ビジョン、デザイン、機能。この3つが、亀という一つの形で見事に統合されています。ガウディの頭脳の中では、これらは最初から一つの問題として捉えられていたのです。
優れたプロダクトやサービス、あるいは強い組織とは、このように「企業の理念(象徴)」と「デザイン(構造)」、そして「実用性(機能)」が美しく一体となっているものではないでしょうか。
100年後も続く仕事を残すために
サグラダ・ファミリアの建設が始まったのは1882年。施主は「聖ヨセフ帰依者協会」という、貧しいカトリック信者たちの団体でした。つまり、お金がなかったのです。

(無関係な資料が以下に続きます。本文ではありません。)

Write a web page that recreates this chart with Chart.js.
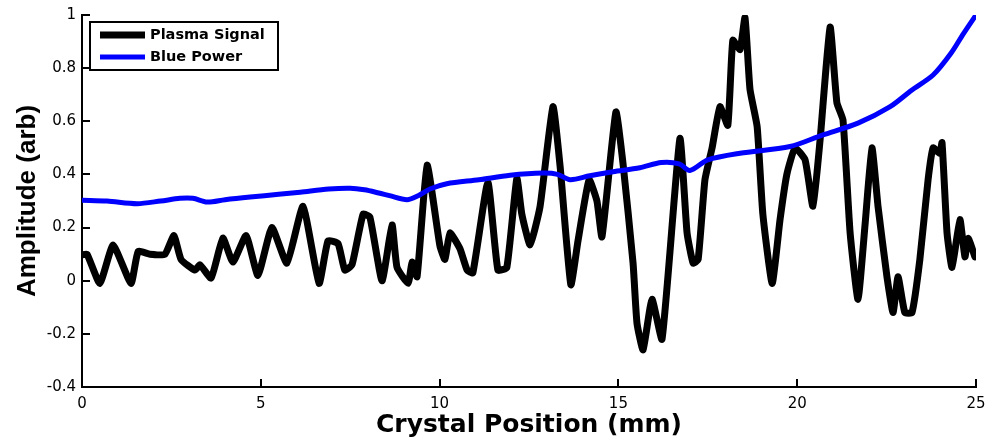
<!DOCTYPE html>
<html>
<head>
<meta charset="utf-8">
<script src="https://cdn.jsdelivr.net/npm/chart.js@4.4.1/dist/chart.umd.min.js"></script>
<style>
  html, body { margin: 0; padding: 0; background: #fff; }
  #wrap { width: 987px; height: 440px; }
</style>
</head>
<body>
<div id="wrap"><canvas id="plot" width="987" height="440"></canvas></div>
<script>
// plasma signal (position mm, amplitude)
const plasmaX = [0, 0.14, 0.5, 0.87, 1.37, 1.57, 1.9, 2.32, 2.57, 2.77, 3.16, 3.3, 3.61, 3.94, 4.22, 4.59, 4.92,
  5.31, 5.73, 6.18, 6.63, 6.88, 7.16, 7.35, 7.55, 7.86, 8.05, 8.39, 8.67, 8.81, 9.12, 9.23, 9.37, 9.65,
  10.01, 10.15, 10.29, 10.57, 10.77, 10.93, 11.35, 11.63, 11.88, 12.16, 12.3, 12.53, 12.81, 13.17, 13.37,
  13.67, 13.87, 14.18, 14.4, 14.54, 14.93, 15.13, 15.41, 15.52, 15.69, 15.94, 16.22, 16.72, 16.92, 17.09,
  17.23, 17.42, 17.62, 17.84, 18.06, 18.2, 18.4, 18.54, 18.68, 18.88, 19.04, 19.3, 19.52, 19.71, 19.94,
  20.22, 20.44, 20.64, 20.92, 21.11, 21.28, 21.48, 21.7, 21.9, 22.09, 22.26, 22.51, 22.68, 22.82, 23.01,
  23.21, 23.43, 23.66, 23.8, 23.99, 24.05, 24.19, 24.33, 24.55, 24.69, 24.78, 24.97];
const plasmaY = [0.097, 0.10, -0.01, 0.134, -0.01, 0.11, 0.10, 0.10, 0.17, 0.08, 0.04, 0.06, 0.01, 0.16, 0.07, 0.17, 0.02,
  0.20, 0.066, 0.28, -0.01, 0.15, 0.14, 0.04, 0.06, 0.25, 0.24, 0.0, 0.21, 0.05, -0.01, 0.07, 0.015, 0.435,
  0.13, 0.08, 0.18, 0.12, 0.04, 0.03, 0.37, 0.04, 0.05, 0.385, 0.25, 0.135, 0.28, 0.655, 0.43,
  -0.015, 0.15, 0.38, 0.30, 0.165, 0.635, 0.44, 0.066, -0.16, -0.26, -0.07, -0.22, 0.535, 0.18, 0.066,
  0.08, 0.38, 0.50, 0.655, 0.585, 0.905, 0.87, 0.99, 0.72, 0.58, 0.25, -0.01, 0.23, 0.40, 0.50,
  0.455, 0.28, 0.53, 0.955, 0.67, 0.605, 0.18, -0.07, 0.215, 0.50, 0.28, 0.015, -0.12, 0.015, -0.12,
  -0.12, 0.08, 0.38, 0.50, 0.48, 0.52, 0.18, 0.05, 0.23, 0.09, 0.16, 0.09];

// blue power
const blueX = [0, 0.7, 1.54, 2.2, 2.74, 3.1, 3.5, 4.0, 4.7, 5.5, 6.1, 6.9, 7.5, 7.9, 8.3, 8.6, 9.09, 9.4, 9.73,
  10.2, 11.1, 11.97, 12.9, 13.3, 13.65, 14.2, 14.85, 15.6, 16.2, 16.7, 17.0, 17.5, 18.4, 19.8, 20.7, 21.7,
  22.6, 23.2, 23.8, 24.3, 24.65, 25];
const blueY = [0.303, 0.30, 0.29, 0.30, 0.31, 0.31, 0.296, 0.305, 0.315, 0.325, 0.333, 0.345, 0.348, 0.342, 0.33, 0.32, 0.305, 0.32, 0.345,
  0.365, 0.38, 0.397, 0.405, 0.40, 0.38, 0.395, 0.41, 0.425, 0.445, 0.44, 0.415, 0.455, 0.48, 0.505, 0.548, 0.593,
  0.655, 0.717, 0.774, 0.856, 0.93, 1.0];

const xTicks = [0, 5, 10, 15, 20, 25];
const yTicks = [-0.4, -0.2, 0, 0.2, 0.4, 0.6, 0.8, 1];

const pts = (xs, ys) => xs.map((x, i) => ({ x: x, y: ys[i] }));

// matlab style: ticks pointing into the plot
const innerTicks = {
    id: 'innerTicks',
    afterDatasetsDraw(chart) {
        const { ctx, chartArea: a, scales: { x, y } } = chart;
        ctx.save();
        ctx.strokeStyle = '#000';
        ctx.lineWidth = 2;
        ctx.beginPath();
        yTicks.forEach(v => {
            const py = Math.round(y.getPixelForValue(v));
            ctx.moveTo(a.left, py);
            ctx.lineTo(a.left + 8, py);
        });
        xTicks.forEach(v => {
            const px = Math.round(x.getPixelForValue(v));
            ctx.moveTo(px, a.bottom);
            ctx.lineTo(px, a.bottom - 8);
        });
        ctx.stroke();
        ctx.restore();
    }
};

// legend box in the top left corner of the axes
const boxLegend = {
    id: 'boxLegend',
    afterDraw(chart) {
        const ctx = chart.ctx;
        const sets = chart.data.datasets;
        const left = 90, top = 22, w = 188, h = 48;
        ctx.save();
        ctx.fillStyle = '#fff';
        ctx.fillRect(left, top, w, h);
        ctx.strokeStyle = '#000';
        ctx.lineWidth = 2;
        ctx.strokeRect(left, top, w, h);
        ctx.font = 'bold 14.5px "DejaVu Sans"';
        ctx.textBaseline = 'middle';
        sets.forEach((ds, i) => {
            const yy = top + 13 + i * 22;
            ctx.strokeStyle = ds.borderColor;
            ctx.lineWidth = ds.borderWidth;
            ctx.beginPath();
            ctx.moveTo(left + 10, yy);
            ctx.lineTo(left + 55, yy);
            ctx.stroke();
            ctx.fillStyle = '#000';
            ctx.fillText(ds.label, left + 60, yy);
        });
        ctx.restore();
    }
};

new Chart(document.getElementById('plot'), {
    type: 'line',
    data: {
        datasets: [{
            label: 'Plasma Signal',
            data: pts(plasmaX, plasmaY),
            borderColor: '#000000',
            borderWidth: 7,
            borderJoinStyle: 'round',
            borderCapStyle: 'round',
            pointRadius: 0,
            tension: 0.15,
            order: 1
        }, {
            label: 'Blue Power',
            data: pts(blueX, blueY),
            borderColor: '#0000ff',
            borderWidth: 5,
            borderJoinStyle: 'round',
            pointRadius: 0,
            tension: 0.3,
            order: 0
        }]
    },
    options: {
        responsive: false,
        animation: false,
        layout: { padding: { left: 0, top: 15, right: 11, bottom: 0 } },
        plugins: {
            legend: { display: false },
            tooltip: { enabled: false }
        },
        scales: {
            x: {
                type: 'linear',
                min: 0,
                max: 25,
                afterBuildTicks: s => { s.ticks = xTicks.map(v => ({ value: v })); },
                afterFit: s => { s.height = 53; s.paddingLeft = 0; s.paddingRight = 0; },
                grid: { display: false, drawTicks: false },
                border: { display: true, color: '#000', width: 2 },
                ticks: {
                    padding: 8,
                    color: '#000',
                    font: { family: 'DejaVu Sans', size: 15 },
                    maxRotation: 0
                },
                title: {
                    display: true,
                    text: 'Crystal Position (mm)',
                    color: '#000',
                    font: { family: 'DejaVu Sans', size: 25, weight: 'bold' },
                    padding: { top: 0, bottom: 0 }
                }
            },
            y: {
                min: -0.4,
                max: 1,
                afterBuildTicks: s => { s.ticks = yTicks.map(v => ({ value: v })); },
                afterFit: s => { s.width = 82; s.paddingTop = 0; s.paddingBottom = 0; },
                grid: { display: false, drawTicks: false },
                border: { display: true, color: '#000', width: 2 },
                ticks: {
                    padding: 6,
                    color: '#000',
                    font: { family: 'DejaVu Sans', size: 15 },
                    callback: v => String(Math.round(v * 10) / 10)
                },
                title: {
                    display: true,
                    text: 'Amplitude (arb)',
                    color: '#000',
                    font: { family: 'Liberation Sans', size: 26, weight: 'bold' },
                    padding: { top: 12, bottom: 0 }
                }
            }
        }
    },
    plugins: [innerTicks, boxLegend]
});
</script>
</body>
</html>
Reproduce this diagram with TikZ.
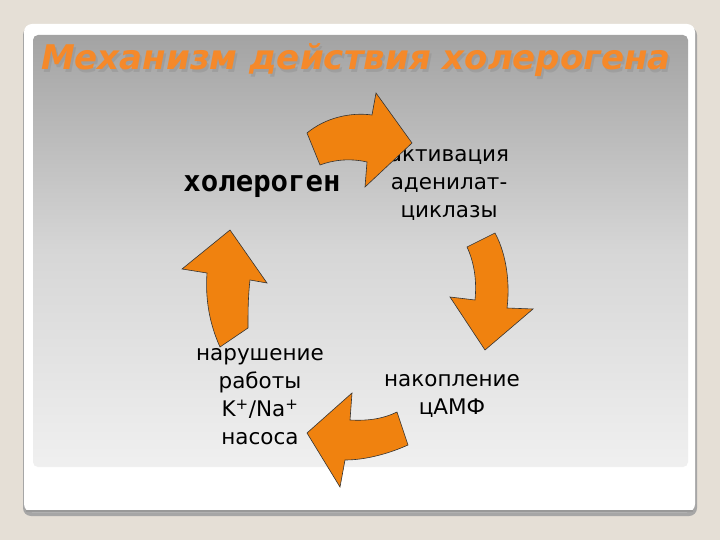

しかし、その「お金がなかった」ことこそが、ガウディに時間を与えました。寄付金がなければ工事は進まない。その間にガウディは、グエル公園やカサ・ミラといった他の傑作を手がけ、そこで得た技術とアイデアをすべてサグラダ・ファミリアに注ぎ込み、構想を深めていったのです。
「神はお急ぎになりません」
これは、ガウディが完成時期を尋ねられた際によく口にした言葉です。
ガウディは、目先の利益や効率、名声のためではなく、ただひたすらに「神(=自然の秩序)」が喜ぶもの、そして「人間を幸せにするもの」をつくろうとしました。そのために、晩年は私財をすべてサグラダ・ファミリアに捧げ、聖堂に住み込み、無一文に近い生活を送りました。
ガウディは、自らが完成させた内部空間「ロザリオの間」に、現代的な彫刻を残しています。それは、悪魔から爆弾を受け取ろうとする若者と、金貨袋で誘惑される少女の姿です。
これは「暴力(権力)への誘惑」と「お金への誘惑」を象徴しています。著者によれば、これはガウディが後世の建設者たちに残した「石の遺言」です。どんなに壮大なプロジェクトであっても、組織は常にこの二つの誘惑と戦わなければならない、という警鐘です。
私たちビジネスパーソンは、日々の効率や成果に追われがちです。しかし、ガウディが100年以上先を見据えて「本当の合理性」を追求したように、私たちもまた、自らの仕事が「人間を幸せにするものか」「自然の秩序に反していないか」と問い続ける必要があるのではないでしょうか。
『ガウディの伝言』は、時を超えて響く「本質的な仕事とは何か」という問いを、私たちに力強く投げかけています。